[STATED TASK]
Exactly repeat the material, dropping only the pictures.

[DATASET EXCERPT]
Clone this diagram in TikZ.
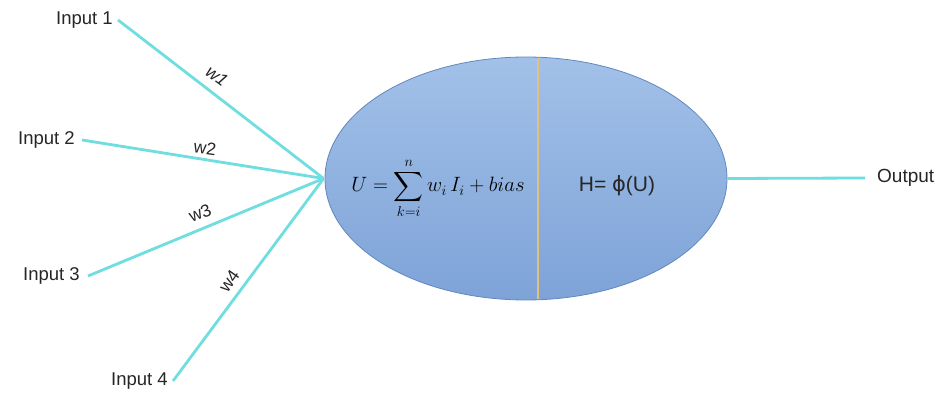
\documentclass[tikz,border=0pt]{standalone}
\usepackage{amsmath}
\usepackage{fontspec}
\setmainfont{Liberation Sans}
\newfontfamily\capfont{Liberation Serif}
\newfontfamily\dvfont{DejaVu Sans}
\usetikzlibrary{shapes.geometric,calc}
\definecolor{wire}{RGB}{112,222,224}
\definecolor{cellTop}{RGB}{162,193,233}
\definecolor{cellBot}{RGB}{126,163,215}
\definecolor{cellEdge}{RGB}{98,136,190}
\definecolor{divider}{RGB}{226,192,130}
\tikzset{
  inlabel/.style={anchor=east,inner xsep=5pt,inner ysep=0pt,font=\fontsize{18.5}{22}\selectfont,text=black!85},
  wlabel/.style={inner sep=0pt,font=\fontsize{17.5}{20}\selectfont,text=black!85},
  wirestyle/.style={draw=wire,line width=2.8pt},
  cell/.style={ellipse,draw=cellEdge,line width=0.8pt,top color=cellTop,bottom color=cellBot,minimum width=402pt,minimum height=243pt,inner sep=0pt}
}
\begin{document}
\begin{tikzpicture}[x=1pt,y=-1pt]
\fill[white] (0,0) rectangle (940,395);
\useasboundingbox (0,0) rectangle (940,395);
% neuron
\node[cell] (neuron) at (526,178.5) {};
\coordinate (divtop) at ($(neuron.north)+(12,1)$);
\coordinate (divbot) at ($(neuron.south)+(12,-1)$);
\draw[divider,line width=2.6pt] (divtop) -- (divbot);
\coordinate (hub) at ($(neuron.west)+(-1,0)$);
% inputs
\node[inlabel] (i1) at (118,20) {Input 1};
\node[inlabel,inner xsep=7pt] (i2) at (82,140) {Input 2};
\node[inlabel,inner xsep=8pt] (i3) at (88,276) {Input 3};
\node[inlabel,inner xsep=5pt] (i4) at (173,381) {Input 4};
\draw[wirestyle] (i1.east) -- (hub);
\draw[wirestyle] (i2.east) -- (hub);
\draw[wirestyle] (i3.east) -- (hub);
\draw[wirestyle] (i4.east) -- (hub);
% weights
\node[wlabel,rotate=-37] (w1) at (217,76) {\itshape w1};
\node[wlabel,rotate=-8] (w2) at (205,148) {w2};
\node[wlabel,rotate=22] (w3) at (200,213) {w3};
\node[wlabel,rotate=55] (w4) at (229,281) {w4};
% formulas
\node[anchor=base,inner sep=0pt,font=\fontsize{20}{24}\selectfont] (sum) at (438,192)
  {$\displaystyle U=\sum_{k=i}^{n} w_i\, I_i + bias$};
\node[anchor=base,inner sep=0pt,font=\fontsize{21}{25}\selectfont,text=black!85] (act) at (617,192)
  {H= {\dvfont ϕ}(U)};
% output
\node[anchor=west,inner xsep=12pt,inner ysep=0pt,font=\fontsize{19}{22}\selectfont,text=black!85] (out) at (865,178) {Output};
\draw[wirestyle] (neuron.east) -- (out.west);
% caption (cut off by the page edge)
\node[anchor=base west,inner sep=0pt,font=\capfont\fontsize{29}{33}\selectfont] (cap) at (260,416)
  {Figure 2: Node structure of an ANN};
\end{tikzpicture}
\end{document}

[RESULT]
Clone this diagram in TikZ.
\documentclass[tikz,border=0pt]{standalone}
\usepackage{amsmath}
\usepackage{fontspec}
\setmainfont{Liberation Sans}
\newfontfamily\capfont{Liberation Serif}
\newfontfamily\dvfont{DejaVu Sans}
\usetikzlibrary{shapes.geometric,calc}
\definecolor{wire}{RGB}{112,222,224}
\definecolor{cellTop}{RGB}{162,193,233}
\definecolor{cellBot}{RGB}{126,163,215}
\definecolor{cellEdge}{RGB}{98,136,190}
\definecolor{divider}{RGB}{226,192,130}
\tikzset{
  inlabel/.style={anchor=east,inner xsep=5pt,inner ysep=0pt,font=\fontsize{18.5}{22}\selectfont,text=black!85},
  wlabel/.style={inner sep=0pt,font=\fontsize{17.5}{20}\selectfont,text=black!85},
  wirestyle/.style={draw=wire,line width=2.8pt},
  cell/.style={ellipse,draw=cellEdge,line width=0.8pt,top color=cellTop,bottom color=cellBot,minimum width=402pt,minimum height=243pt,inner sep=0pt}
}
\begin{document}
\begin{tikzpicture}[x=1pt,y=-1pt]
\fill[white] (0,0) rectangle (940,395);
\useasboundingbox (0,0) rectangle (940,395);
% neuron
\node[cell] (neuron) at (526,178.5) {};
\coordinate (divtop) at ($(neuron.north)+(12,1)$);
\coordinate (divbot) at ($(neuron.south)+(12,-1)$);
\draw[divider,line width=2.6pt] (divtop) -- (divbot);
\coordinate (hub) at ($(neuron.west)+(-1,0)$);
% inputs
\node[inlabel] (i1) at (118,20) {Input 1};
\node[inlabel,inner xsep=7pt] (i2) at (82,140) {Input 2};
\node[inlabel,inner xsep=8pt] (i3) at (88,276) {Input 3};
\node[inlabel,inner xsep=5pt] (i4) at (173,381) {Input 4};
\draw[wirestyle] (i1.east) -- (hub);
\draw[wirestyle] (i2.east) -- (hub);
\draw[wirestyle] (i3.east) -- (hub);
\draw[wirestyle] (i4.east) -- (hub);
% weights
\node[wlabel,rotate=-37] (w1) at (217,76) {\itshape w1};
\node[wlabel,rotate=-8] (w2) at (205,148) {w2};
\node[wlabel,rotate=22] (w3) at (200,213) {w3};
\node[wlabel,rotate=55] (w4) at (229,281) {w4};
% formulas
\node[anchor=base,inner sep=0pt,font=\fontsize{20}{24}\selectfont] (sum) at (438,192)
  {$\displaystyle U=\sum_{k=i}^{n} w_i\, I_i + bias$};
\node[anchor=base,inner sep=0pt,font=\fontsize{21}{25}\selectfont,text=black!85] (act) at (617,192)
  {H= {\dvfont ϕ}(U)};
% output
\node[anchor=west,inner xsep=12pt,inner ysep=0pt,font=\fontsize{19}{22}\selectfont,text=black!85] (out) at (865,178) {Output};
\draw[wirestyle] (neuron.east) -- (out.west);
% caption (cut off by the page edge)
\node[anchor=base west,inner sep=0pt,font=\capfont\fontsize{29}{33}\selectfont] (cap) at (260,416)
  {Figure 2: Node structure of an ANN};
\end{tikzpicture}
\end{document}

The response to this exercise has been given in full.